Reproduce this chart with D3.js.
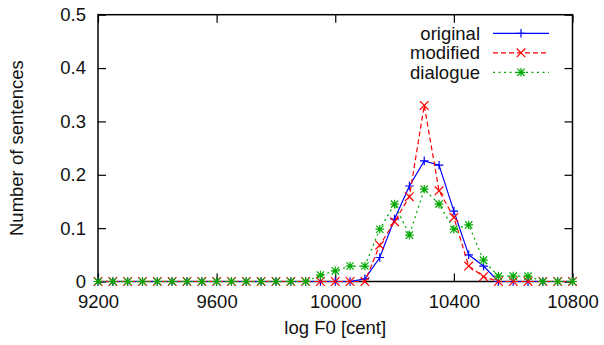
<!DOCTYPE html>
<html>
<head>
<meta charset="utf-8">
<script src="https://cdn.jsdelivr.net/npm/d3@7"></script>
<style>
  body { margin: 0; background: #fff; }
  svg { display: block; font-family: "Liberation Sans", Arial, sans-serif; }
</style>
</head>
<body>
<div id="chart"></div>
<script>
// log F0 bins [cent]
const logF0 = [9200, 9250, 9300, 9350, 9400, 9450, 9500, 9550, 9600, 9650, 9700,
  9750, 9800, 9850, 9900, 9950, 10000, 10050, 10100, 10150, 10200, 10250, 10300,
  10350, 10400, 10450, 10500, 10550, 10600, 10650, 10700, 10750, 10800];

const original = [0, 0, 0, 0, 0, 0, 0, 0, 0, 0, 0, 0, 0, 0, 0, 0, 0, 0, 0.005,
  0.045, 0.117, 0.179, 0.226, 0.218, 0.132, 0.050, 0.029, 0, 0, 0, 0, 0, 0];
const modified = [0, 0, 0, 0, 0, 0, 0, 0, 0, 0, 0, 0, 0, 0, 0, 0, 0, 0, 0,
  0.068, 0.112, 0.159, 0.330, 0.170, 0.120, 0.029, 0.009, 0, 0, 0, 0, 0, 0];
const dialogue = [0, 0, 0, 0, 0, 0, 0, 0, 0, 0, 0, 0, 0, 0, 0, 0.012, 0.020, 0.029, 0.029,
  0.098, 0.145, 0.087, 0.173, 0.145, 0.098, 0.106, 0.040, 0.010, 0.010, 0.010, 0, 0, 0];

const xTicks = [9200, 9600, 10000, 10400, 10800];
const yTicks = [0, 0.1, 0.2, 0.3, 0.4, 0.5];

const series = [
  {name: "original", values: original, color: "#0000ff", dash: null, marker: "plus"},
  {name: "modified", values: modified, color: "#ff0000", dash: "5,3", marker: "cross"},
  {name: "dialogue", values: dialogue, color: "#00a800", dash: "2,3.5", marker: "star"}
];

const width = 604, height = 345;
const plot = {left: 98, right: 572.5, top: 14.7, bottom: 281.5};
const fontSize = 18.5;

const svg = d3.select("#chart").append("svg")
  .attr("width", width)
  .attr("height", height);

const x = d3.scaleLinear().domain([9200, 10800]).range([plot.left, plot.right]);
const y = d3.scaleLinear().domain([0, 0.5]).range([plot.bottom, plot.top]);

// marker shapes
const s = 4.3;
const markerPath = {
  plus: `M${-s},0H${s}M0,${-s}V${s}`,
  cross: `M${-s},${-s}L${s},${s}M${-s},${s}L${s},${-s}`,
  star: `M${-s},0H${s}M0,${-s}V${s}M${-s*0.85},${-s*0.85}L${s*0.85},${s*0.85}M${-s*0.85},${s*0.85}L${s*0.85},${-s*0.85}`
};

// axes with inward ticks
const yFmt = d => d === 0 ? "0" : d3.format(".1f")(d);

const gx = svg.append("g")
  .attr("transform", `translate(0,${plot.bottom})`)
  .call(d3.axisBottom(x).tickValues(xTicks).tickSizeInner(-8).tickSizeOuter(0).tickPadding(13).tickFormat(d3.format("d")));
const gxTop = svg.append("g")
  .attr("transform", `translate(0,${plot.top})`)
  .call(d3.axisTop(x).tickValues(xTicks).tickSizeInner(-8).tickSizeOuter(0).tickFormat(""));
const gy = svg.append("g")
  .attr("transform", `translate(${plot.left},0)`)
  .call(d3.axisLeft(y).tickValues(yTicks).tickSizeInner(-8).tickSizeOuter(0).tickPadding(12).tickFormat(yFmt));
const gyRight = svg.append("g")
  .attr("transform", `translate(${plot.right},0)`)
  .call(d3.axisRight(y).tickValues(yTicks).tickSizeInner(-8).tickSizeOuter(0).tickFormat(""));

[gx, gxTop, gy, gyRight].forEach(g => {
  g.select(".domain").remove();
  g.selectAll(".tick line").attr("stroke", "#000").attr("stroke-width", 1.2);
  g.selectAll(".tick text")
    .attr("fill", "#111")
    .style("font-size", fontSize + "px")
    .style("font-family", "'Liberation Sans', Arial, sans-serif");
});

// frame
svg.append("rect")
  .attr("x", plot.left)
  .attr("y", plot.top)
  .attr("width", plot.right - plot.left)
  .attr("height", plot.bottom - plot.top)
  .attr("fill", "none")
  .attr("stroke", "#000")
  .attr("stroke-width", 1.5);

// axis titles
svg.append("text")
  .attr("x", (plot.left + plot.right) / 2)
  .attr("y", 334)
  .attr("text-anchor", "middle")
  .attr("fill", "#111")
  .style("font-size", fontSize + "px")
  .text("log F0 [cent]");

svg.append("text")
  .attr("transform", `translate(23,${(plot.top + plot.bottom) / 2}) rotate(-90)`)
  .attr("text-anchor", "middle")
  .attr("fill", "#111")
  .style("font-size", fontSize + "px")
  .text("Number of sentences");

// series
const line = d3.line()
  .x((d, i) => x(logF0[i]))
  .y(d => y(d));

series.forEach(sr => {
  const g = svg.append("g");
  g.append("path")
    .datum(sr.values)
    .attr("fill", "none")
    .attr("stroke", sr.color)
    .attr("stroke-width", 1.2)
    .attr("stroke-dasharray", sr.dash)
    .attr("d", line);
  g.selectAll("path.mk")
    .data(sr.values)
    .join("path")
    .attr("class", "mk")
    .attr("transform", (d, i) => `translate(${x(logF0[i])},${y(d)})`)
    .attr("d", markerPath[sr.marker])
    .attr("fill", "none")
    .attr("stroke", sr.color)
    .attr("stroke-width", 1.2);
});

// legend
const legend = svg.append("g");
series.forEach((sr, i) => {
  const ly = 33.3 + i * 19.5;
  legend.append("text")
    .attr("x", 480)
    .attr("y", ly)
    .attr("dy", "0.35em")
    .attr("text-anchor", "end")
    .attr("fill", "#111")
    .style("font-size", fontSize + "px")
    .text(sr.name);
  legend.append("line")
    .attr("x1", 493).attr("x2", 549)
    .attr("y1", ly).attr("y2", ly)
    .attr("stroke", sr.color)
    .attr("stroke-width", 1.2)
    .attr("stroke-dasharray", sr.dash);
  legend.append("path")
    .attr("transform", `translate(521,${ly})`)
    .attr("d", markerPath[sr.marker])
    .attr("fill", "none")
    .attr("stroke", sr.color)
    .attr("stroke-width", 1.2);
});
</script>
</body>
</html>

-- -- --

AIM OF THE EXERCISE:
Would you reproduce the lines above, from the very first through the line containing "10700, 10750, 10800];", exactly and without the pictures?

ANSWER BELOW:
Reproduce this chart with D3.js.
<!DOCTYPE html>
<html>
<head>
<meta charset="utf-8">
<script src="https://cdn.jsdelivr.net/npm/d3@7"></script>
<style>
  body { margin: 0; background: #fff; }
  svg { display: block; font-family: "Liberation Sans", Arial, sans-serif; }
</style>
</head>
<body>
<div id="chart"></div>
<script>
// log F0 bins [cent]
const logF0 = [9200, 9250, 9300, 9350, 9400, 9450, 9500, 9550, 9600, 9650, 9700,
  9750, 9800, 9850, 9900, 9950, 10000, 10050, 10100, 10150, 10200, 10250, 10300,
  10350, 10400, 10450, 10500, 10550, 10600, 10650, 10700, 10750, 10800];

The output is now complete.